Do this: The lines to extract run from the first line of the material below to the line containing "const DEC_TARGET = [11.29, 10.88, 10.58];", both included; leave the pictures behind.

Data to use:
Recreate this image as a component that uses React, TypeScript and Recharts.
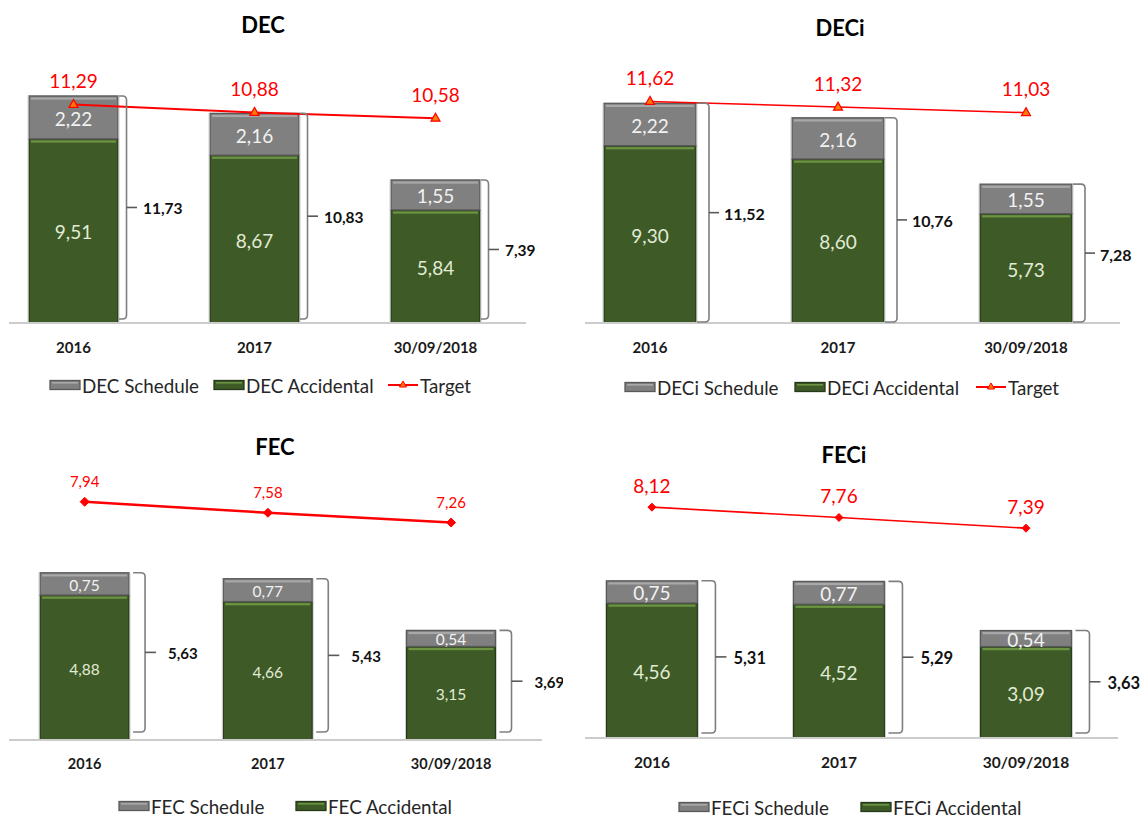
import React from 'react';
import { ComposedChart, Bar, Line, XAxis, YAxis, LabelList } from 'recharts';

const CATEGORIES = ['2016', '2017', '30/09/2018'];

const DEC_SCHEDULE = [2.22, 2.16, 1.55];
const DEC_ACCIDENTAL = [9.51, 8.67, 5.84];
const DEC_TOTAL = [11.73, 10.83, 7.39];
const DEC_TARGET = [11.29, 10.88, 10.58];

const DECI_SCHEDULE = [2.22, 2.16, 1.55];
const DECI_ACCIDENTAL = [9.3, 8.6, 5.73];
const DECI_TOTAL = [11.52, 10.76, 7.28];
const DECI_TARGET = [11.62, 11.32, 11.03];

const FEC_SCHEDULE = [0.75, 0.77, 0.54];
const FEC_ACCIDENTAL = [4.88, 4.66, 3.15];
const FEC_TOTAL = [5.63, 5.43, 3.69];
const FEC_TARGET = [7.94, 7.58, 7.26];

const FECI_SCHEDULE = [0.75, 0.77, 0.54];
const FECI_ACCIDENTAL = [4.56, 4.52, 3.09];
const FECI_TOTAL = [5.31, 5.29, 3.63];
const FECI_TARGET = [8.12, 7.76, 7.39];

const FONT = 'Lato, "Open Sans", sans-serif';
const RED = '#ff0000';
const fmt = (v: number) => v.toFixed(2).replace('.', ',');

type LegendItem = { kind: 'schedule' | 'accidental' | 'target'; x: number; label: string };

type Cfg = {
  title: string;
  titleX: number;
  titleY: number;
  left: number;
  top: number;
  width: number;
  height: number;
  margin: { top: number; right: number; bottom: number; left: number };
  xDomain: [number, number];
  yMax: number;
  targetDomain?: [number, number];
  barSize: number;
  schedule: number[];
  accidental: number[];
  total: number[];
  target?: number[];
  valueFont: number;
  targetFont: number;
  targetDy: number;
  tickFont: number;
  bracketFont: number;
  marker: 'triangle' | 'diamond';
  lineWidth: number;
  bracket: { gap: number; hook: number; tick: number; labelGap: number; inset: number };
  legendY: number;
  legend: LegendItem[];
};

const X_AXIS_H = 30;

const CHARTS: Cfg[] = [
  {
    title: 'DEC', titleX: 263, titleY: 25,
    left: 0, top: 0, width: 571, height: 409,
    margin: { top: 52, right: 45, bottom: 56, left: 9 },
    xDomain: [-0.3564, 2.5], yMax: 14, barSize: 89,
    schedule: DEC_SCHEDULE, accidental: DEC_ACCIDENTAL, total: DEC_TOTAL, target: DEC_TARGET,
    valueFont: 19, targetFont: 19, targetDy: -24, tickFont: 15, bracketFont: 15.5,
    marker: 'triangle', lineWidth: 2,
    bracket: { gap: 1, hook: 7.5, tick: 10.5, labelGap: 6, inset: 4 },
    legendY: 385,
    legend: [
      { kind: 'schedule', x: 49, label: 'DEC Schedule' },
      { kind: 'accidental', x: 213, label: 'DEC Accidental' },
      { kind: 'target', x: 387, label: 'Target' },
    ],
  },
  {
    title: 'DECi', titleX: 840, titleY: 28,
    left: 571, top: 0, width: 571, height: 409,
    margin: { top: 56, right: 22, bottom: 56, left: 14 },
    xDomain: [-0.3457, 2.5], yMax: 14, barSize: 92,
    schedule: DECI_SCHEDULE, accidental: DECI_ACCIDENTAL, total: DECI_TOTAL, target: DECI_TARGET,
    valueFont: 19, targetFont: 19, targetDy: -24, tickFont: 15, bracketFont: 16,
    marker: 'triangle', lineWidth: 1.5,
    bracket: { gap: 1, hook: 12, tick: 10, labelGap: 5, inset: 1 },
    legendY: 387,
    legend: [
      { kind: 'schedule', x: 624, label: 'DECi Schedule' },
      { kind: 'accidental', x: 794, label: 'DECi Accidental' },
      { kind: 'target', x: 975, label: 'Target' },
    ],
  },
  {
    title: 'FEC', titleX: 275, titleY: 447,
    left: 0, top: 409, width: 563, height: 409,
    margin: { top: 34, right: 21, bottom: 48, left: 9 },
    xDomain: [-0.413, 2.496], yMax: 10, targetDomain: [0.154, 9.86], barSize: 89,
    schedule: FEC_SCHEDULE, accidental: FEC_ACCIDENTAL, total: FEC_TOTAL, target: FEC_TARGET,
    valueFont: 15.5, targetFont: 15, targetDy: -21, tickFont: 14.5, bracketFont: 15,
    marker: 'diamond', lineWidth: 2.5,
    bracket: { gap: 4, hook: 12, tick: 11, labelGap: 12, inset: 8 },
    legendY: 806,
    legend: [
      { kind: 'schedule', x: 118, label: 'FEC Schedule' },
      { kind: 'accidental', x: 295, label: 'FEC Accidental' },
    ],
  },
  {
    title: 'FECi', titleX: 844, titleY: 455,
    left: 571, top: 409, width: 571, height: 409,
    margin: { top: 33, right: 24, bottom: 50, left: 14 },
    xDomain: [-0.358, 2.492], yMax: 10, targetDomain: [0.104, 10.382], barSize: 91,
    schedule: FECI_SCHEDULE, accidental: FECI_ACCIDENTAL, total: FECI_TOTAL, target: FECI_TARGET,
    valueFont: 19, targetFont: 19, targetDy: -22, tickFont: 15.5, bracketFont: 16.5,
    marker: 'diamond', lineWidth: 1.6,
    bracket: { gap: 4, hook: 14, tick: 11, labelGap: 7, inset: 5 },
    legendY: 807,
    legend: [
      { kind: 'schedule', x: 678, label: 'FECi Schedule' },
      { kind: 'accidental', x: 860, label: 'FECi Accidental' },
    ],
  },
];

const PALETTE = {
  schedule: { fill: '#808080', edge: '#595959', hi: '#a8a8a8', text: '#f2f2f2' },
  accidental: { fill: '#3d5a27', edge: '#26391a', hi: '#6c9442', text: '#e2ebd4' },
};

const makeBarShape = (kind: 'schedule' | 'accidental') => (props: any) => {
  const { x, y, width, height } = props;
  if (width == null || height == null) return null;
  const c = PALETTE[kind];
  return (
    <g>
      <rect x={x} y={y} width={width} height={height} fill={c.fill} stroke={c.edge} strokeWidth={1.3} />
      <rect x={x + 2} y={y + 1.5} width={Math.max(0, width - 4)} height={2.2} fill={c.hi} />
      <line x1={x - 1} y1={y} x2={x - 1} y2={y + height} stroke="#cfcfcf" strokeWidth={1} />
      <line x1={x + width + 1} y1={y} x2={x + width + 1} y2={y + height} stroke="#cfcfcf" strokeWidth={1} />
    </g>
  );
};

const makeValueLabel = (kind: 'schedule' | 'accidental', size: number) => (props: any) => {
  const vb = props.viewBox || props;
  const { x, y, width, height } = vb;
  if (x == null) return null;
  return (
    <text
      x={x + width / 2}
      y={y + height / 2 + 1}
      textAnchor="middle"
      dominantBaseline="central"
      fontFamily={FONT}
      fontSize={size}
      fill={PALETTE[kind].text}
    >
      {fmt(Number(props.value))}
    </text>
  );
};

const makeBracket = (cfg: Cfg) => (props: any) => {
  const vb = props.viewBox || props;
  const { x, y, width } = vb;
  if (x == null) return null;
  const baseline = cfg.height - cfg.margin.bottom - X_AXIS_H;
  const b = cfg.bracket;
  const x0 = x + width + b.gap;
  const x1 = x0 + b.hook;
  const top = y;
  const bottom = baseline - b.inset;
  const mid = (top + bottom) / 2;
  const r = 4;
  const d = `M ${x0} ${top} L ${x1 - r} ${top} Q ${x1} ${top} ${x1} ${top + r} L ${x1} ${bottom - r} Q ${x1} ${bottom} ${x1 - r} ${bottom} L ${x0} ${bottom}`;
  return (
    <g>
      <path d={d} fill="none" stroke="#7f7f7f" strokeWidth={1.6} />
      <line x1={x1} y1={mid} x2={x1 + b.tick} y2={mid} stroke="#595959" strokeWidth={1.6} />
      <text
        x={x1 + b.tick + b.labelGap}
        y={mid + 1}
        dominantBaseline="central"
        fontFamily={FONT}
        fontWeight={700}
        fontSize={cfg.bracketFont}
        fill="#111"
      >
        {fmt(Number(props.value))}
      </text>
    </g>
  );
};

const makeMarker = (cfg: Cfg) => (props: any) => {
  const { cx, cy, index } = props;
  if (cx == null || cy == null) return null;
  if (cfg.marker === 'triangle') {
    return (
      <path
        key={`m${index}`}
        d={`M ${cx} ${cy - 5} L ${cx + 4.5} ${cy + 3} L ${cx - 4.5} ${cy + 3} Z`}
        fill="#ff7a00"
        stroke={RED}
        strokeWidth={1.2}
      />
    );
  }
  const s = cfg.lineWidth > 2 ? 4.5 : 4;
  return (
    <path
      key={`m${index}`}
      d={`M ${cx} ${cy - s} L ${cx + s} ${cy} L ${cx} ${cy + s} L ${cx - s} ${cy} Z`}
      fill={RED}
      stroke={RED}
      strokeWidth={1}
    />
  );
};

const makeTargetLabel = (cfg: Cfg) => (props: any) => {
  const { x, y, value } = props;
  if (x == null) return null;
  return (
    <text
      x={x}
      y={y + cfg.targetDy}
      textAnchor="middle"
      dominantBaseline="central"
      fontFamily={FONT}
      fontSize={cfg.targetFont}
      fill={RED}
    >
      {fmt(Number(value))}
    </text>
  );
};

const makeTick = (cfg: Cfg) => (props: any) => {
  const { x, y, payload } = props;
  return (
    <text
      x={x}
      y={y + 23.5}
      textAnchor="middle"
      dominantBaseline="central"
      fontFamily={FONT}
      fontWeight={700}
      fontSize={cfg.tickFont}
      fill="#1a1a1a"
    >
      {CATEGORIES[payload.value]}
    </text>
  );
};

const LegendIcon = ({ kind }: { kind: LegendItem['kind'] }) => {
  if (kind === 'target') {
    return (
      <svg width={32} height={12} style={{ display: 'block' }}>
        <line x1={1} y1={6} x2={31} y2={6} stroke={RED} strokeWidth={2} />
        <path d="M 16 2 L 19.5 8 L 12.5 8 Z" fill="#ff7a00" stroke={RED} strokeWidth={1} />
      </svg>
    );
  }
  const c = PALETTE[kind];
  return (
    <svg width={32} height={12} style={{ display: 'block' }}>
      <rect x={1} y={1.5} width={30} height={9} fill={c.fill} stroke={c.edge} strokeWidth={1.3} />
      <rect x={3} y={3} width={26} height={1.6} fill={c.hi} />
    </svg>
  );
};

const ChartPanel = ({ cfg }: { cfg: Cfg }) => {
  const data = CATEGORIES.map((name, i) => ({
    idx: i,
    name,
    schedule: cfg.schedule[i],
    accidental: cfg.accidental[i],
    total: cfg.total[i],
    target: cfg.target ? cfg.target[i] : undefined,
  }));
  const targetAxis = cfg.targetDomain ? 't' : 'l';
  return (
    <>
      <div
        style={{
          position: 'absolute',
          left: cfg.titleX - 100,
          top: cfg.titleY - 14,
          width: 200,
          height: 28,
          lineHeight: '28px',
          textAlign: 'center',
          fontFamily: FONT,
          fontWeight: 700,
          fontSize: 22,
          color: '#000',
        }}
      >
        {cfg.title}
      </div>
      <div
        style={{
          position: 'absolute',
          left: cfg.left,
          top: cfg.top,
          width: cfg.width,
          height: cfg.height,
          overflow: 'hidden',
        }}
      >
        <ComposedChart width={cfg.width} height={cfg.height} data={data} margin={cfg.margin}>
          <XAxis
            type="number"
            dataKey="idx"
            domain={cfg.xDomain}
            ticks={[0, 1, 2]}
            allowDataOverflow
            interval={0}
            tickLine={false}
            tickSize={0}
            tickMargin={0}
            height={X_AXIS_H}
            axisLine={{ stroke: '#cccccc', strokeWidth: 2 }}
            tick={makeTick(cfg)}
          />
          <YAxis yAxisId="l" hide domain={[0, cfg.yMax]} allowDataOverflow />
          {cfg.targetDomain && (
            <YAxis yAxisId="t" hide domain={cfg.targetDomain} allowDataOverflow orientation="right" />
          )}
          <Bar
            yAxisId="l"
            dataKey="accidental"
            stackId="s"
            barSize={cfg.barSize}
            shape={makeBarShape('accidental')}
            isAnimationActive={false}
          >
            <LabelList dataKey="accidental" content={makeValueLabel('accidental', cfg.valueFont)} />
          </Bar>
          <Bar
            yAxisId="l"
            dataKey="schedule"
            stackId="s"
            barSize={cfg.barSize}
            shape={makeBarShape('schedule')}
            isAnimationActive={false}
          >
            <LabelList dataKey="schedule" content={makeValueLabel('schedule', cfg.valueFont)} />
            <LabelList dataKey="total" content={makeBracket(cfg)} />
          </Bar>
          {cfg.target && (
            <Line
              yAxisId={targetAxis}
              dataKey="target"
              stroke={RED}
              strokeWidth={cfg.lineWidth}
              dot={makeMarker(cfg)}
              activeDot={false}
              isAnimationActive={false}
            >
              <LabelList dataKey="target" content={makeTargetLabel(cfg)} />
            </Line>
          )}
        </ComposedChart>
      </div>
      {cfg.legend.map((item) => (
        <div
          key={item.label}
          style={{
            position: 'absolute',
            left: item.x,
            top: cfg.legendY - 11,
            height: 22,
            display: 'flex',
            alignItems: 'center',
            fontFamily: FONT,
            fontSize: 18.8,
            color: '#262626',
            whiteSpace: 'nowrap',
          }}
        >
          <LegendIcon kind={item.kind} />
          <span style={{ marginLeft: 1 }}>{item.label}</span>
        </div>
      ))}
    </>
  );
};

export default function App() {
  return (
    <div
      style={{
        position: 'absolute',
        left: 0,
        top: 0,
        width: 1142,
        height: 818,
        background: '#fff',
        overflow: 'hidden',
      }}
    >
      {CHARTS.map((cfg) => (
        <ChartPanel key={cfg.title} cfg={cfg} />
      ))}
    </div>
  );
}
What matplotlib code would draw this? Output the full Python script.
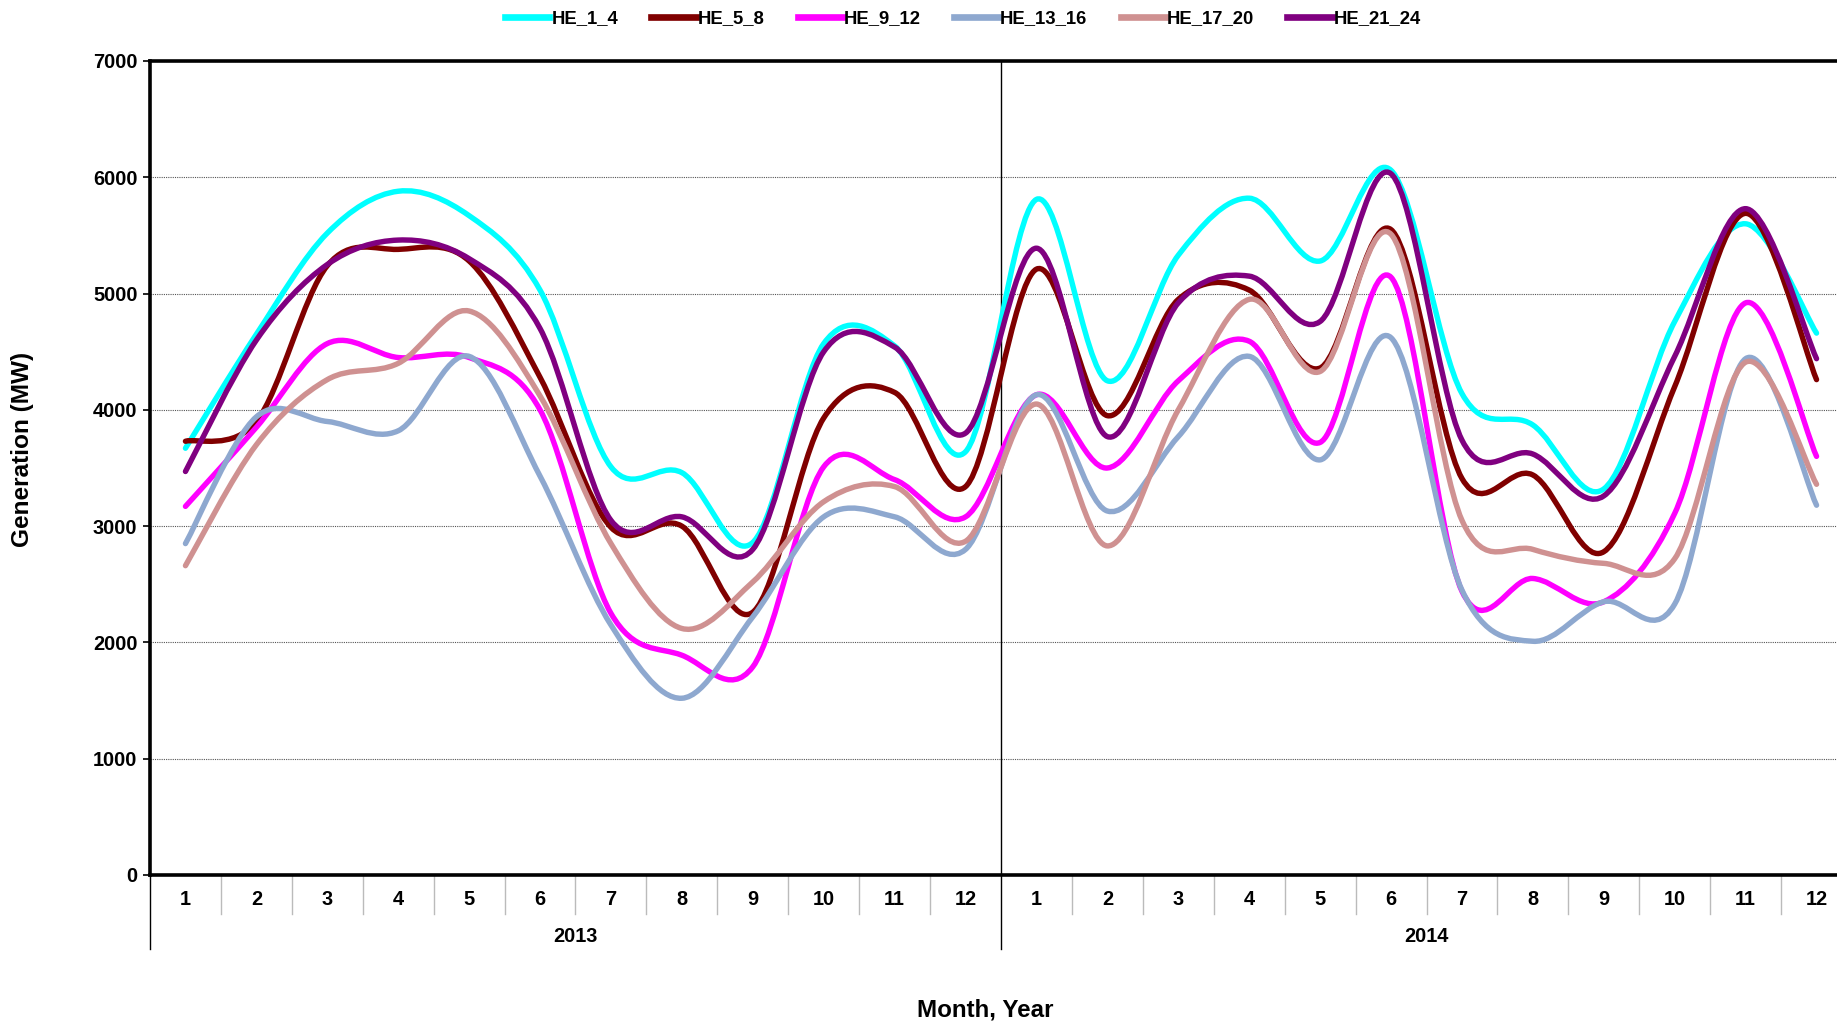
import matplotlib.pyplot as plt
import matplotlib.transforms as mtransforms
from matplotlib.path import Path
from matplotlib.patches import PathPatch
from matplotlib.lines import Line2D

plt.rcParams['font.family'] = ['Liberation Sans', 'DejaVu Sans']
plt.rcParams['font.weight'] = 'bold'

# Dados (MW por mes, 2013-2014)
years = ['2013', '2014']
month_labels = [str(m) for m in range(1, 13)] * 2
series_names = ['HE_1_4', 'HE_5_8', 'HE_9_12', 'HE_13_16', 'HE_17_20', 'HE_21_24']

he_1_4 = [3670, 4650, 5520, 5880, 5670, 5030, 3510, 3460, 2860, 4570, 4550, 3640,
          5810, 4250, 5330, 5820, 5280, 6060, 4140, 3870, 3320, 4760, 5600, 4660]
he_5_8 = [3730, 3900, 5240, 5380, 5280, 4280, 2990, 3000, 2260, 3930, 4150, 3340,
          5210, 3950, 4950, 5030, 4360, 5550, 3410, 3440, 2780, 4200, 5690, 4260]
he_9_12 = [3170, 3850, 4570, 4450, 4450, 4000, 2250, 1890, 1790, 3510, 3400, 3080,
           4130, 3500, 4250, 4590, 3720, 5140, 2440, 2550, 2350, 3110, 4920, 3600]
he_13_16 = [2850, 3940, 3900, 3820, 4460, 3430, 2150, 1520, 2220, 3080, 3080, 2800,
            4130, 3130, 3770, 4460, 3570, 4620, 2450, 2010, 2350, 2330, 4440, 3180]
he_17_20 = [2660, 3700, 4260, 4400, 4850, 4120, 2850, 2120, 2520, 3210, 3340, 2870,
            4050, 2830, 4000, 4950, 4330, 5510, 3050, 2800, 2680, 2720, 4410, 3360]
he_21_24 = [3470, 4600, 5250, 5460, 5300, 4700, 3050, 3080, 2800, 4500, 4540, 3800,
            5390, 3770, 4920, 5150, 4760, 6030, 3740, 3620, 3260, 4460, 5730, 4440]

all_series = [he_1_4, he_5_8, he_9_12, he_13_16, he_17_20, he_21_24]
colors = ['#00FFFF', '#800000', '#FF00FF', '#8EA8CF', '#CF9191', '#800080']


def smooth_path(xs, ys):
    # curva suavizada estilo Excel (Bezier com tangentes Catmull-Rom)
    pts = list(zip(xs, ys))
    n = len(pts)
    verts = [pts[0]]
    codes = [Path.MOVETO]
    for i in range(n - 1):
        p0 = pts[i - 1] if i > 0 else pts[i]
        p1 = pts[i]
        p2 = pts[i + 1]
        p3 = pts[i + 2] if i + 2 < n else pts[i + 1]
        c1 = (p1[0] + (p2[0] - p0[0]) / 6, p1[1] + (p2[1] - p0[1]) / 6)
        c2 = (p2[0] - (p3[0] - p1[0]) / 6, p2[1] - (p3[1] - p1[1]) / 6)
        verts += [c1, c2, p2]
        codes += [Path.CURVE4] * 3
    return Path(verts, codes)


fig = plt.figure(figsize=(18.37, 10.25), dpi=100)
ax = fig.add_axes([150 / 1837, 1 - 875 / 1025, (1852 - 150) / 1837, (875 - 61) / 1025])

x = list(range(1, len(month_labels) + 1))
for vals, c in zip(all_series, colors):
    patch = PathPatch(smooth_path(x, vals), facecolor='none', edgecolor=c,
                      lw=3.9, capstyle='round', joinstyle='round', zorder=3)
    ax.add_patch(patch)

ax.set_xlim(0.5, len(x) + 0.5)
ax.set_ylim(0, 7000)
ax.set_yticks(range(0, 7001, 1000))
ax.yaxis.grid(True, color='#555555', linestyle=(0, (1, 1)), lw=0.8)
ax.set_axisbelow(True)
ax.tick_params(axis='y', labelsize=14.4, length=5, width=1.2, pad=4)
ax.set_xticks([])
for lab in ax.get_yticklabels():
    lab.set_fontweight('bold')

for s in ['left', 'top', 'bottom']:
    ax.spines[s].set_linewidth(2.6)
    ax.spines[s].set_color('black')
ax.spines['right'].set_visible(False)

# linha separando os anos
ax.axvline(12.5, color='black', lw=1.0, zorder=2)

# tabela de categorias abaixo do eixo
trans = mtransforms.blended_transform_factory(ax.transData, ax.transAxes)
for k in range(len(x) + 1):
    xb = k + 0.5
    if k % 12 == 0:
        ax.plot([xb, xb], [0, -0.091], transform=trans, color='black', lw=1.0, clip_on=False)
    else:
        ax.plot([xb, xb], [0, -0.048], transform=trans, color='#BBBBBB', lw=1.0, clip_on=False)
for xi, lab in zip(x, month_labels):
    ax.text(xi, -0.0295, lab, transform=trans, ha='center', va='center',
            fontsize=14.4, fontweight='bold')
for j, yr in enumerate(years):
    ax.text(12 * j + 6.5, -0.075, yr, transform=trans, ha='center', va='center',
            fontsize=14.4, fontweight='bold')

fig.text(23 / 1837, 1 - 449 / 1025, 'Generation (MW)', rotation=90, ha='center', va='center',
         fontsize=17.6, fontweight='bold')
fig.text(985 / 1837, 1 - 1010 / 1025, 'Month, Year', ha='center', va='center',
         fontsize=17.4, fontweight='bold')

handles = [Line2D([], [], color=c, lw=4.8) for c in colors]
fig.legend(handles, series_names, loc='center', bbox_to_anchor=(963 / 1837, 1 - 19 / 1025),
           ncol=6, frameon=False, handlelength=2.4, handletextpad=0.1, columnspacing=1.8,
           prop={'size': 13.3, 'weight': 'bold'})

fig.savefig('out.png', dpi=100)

Reply to the exercise:
Recreate this image as a component that uses React, TypeScript and Recharts.
import React from 'react';
import { ComposedChart, Bar, Line, XAxis, YAxis, LabelList } from 'recharts';

const CATEGORIES = ['2016', '2017', '30/09/2018'];

const DEC_SCHEDULE = [2.22, 2.16, 1.55];
const DEC_ACCIDENTAL = [9.51, 8.67, 5.84];
const DEC_TOTAL = [11.73, 10.83, 7.39];
const DEC_TARGET = [11.29, 10.88, 10.58];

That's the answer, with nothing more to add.